Heh, I think when I saw bytes with an exclamation mark I was like wait hold on??
The rest of the code calculates it as follows:

if (minMemoryAvailable < std::numeric_limits<int64_t>::max()) {
double worstServerGb = minMemoryAvailable / (1024.0 * 1024 * 1024);
outputString += "\n  Memory availability    - ";
outputString += format("%.1f GB per process on machine with least available", worstServerGb);
outputString += minMemoryAvailable < 4294967296 ? "\n                           >>>>> (WARNING: 4.0 GB recommended) <<<<<" : "";
}

6619982 / (1024.0 * 1024 * 1024) is equal to 0.000616533…

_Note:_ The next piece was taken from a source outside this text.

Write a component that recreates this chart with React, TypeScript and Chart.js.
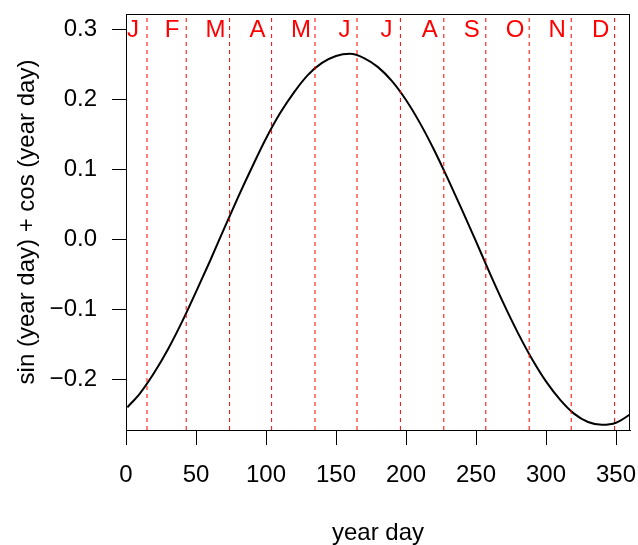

So that was effectively zero, what I did was rollback that change and now I get the correct total again:

int status;

u_int page_size;
u_int free_count;
u_int active_count;
u_int inactive_count;
u_int wire_count;

size_t uint_size;

uint_size = sizeof(page_size);

status = sysctlbyname("vm.stats.vm.v_page_size", &page_size, &uint_size, NULL, 0);
if (status < 0){
    TraceEvent(SevError, "GetMachineMemInfo").GetLastError();
    throw platform_error();
} 

status = sysctlbyname("vm.stats.vm.v_free_count", &free_count, &uint_size, NULL, 0);
if (status < 0){
    TraceEvent(SevError, "GetMachineMemInfo").GetLastError();
    throw platform_error();
}

status = sysctlbyname("vm.stats.vm.v_active_count", &active_count, &uint_size, NULL, 0);
if (status < 0){
    TraceEvent(SevError, "GetMachineMemInfo").GetLastError();
    throw platform_error();
}

status = sysctlbyname("vm.stats.vm.v_inactive_count", &inactive_count, &uint_size, NULL, 0);
 if (status < 0){
    TraceEvent(SevError, "GetMachineMemInfo").GetLastError();
    throw platform_error();
}

status = sysctlbyname("vm.stats.vm.v_wire_count", &wire_count, &uint_size, NULL, 0);
if (status < 0){
    TraceEvent(SevError, "GetMachineMemInfo").GetLastError();
    throw platform_error();
}

memInfo.total = (int64_t)((free_count + active_count + inactive_count + wire_count) * (u_int64_t)(page_size));
memInfo.available = (int64_t)(free_count * (u_int64_t)(page_size));
memInfo.committed = memInfo.total - memInfo.available;

Alright, glad that one was easy to fix- thanks again!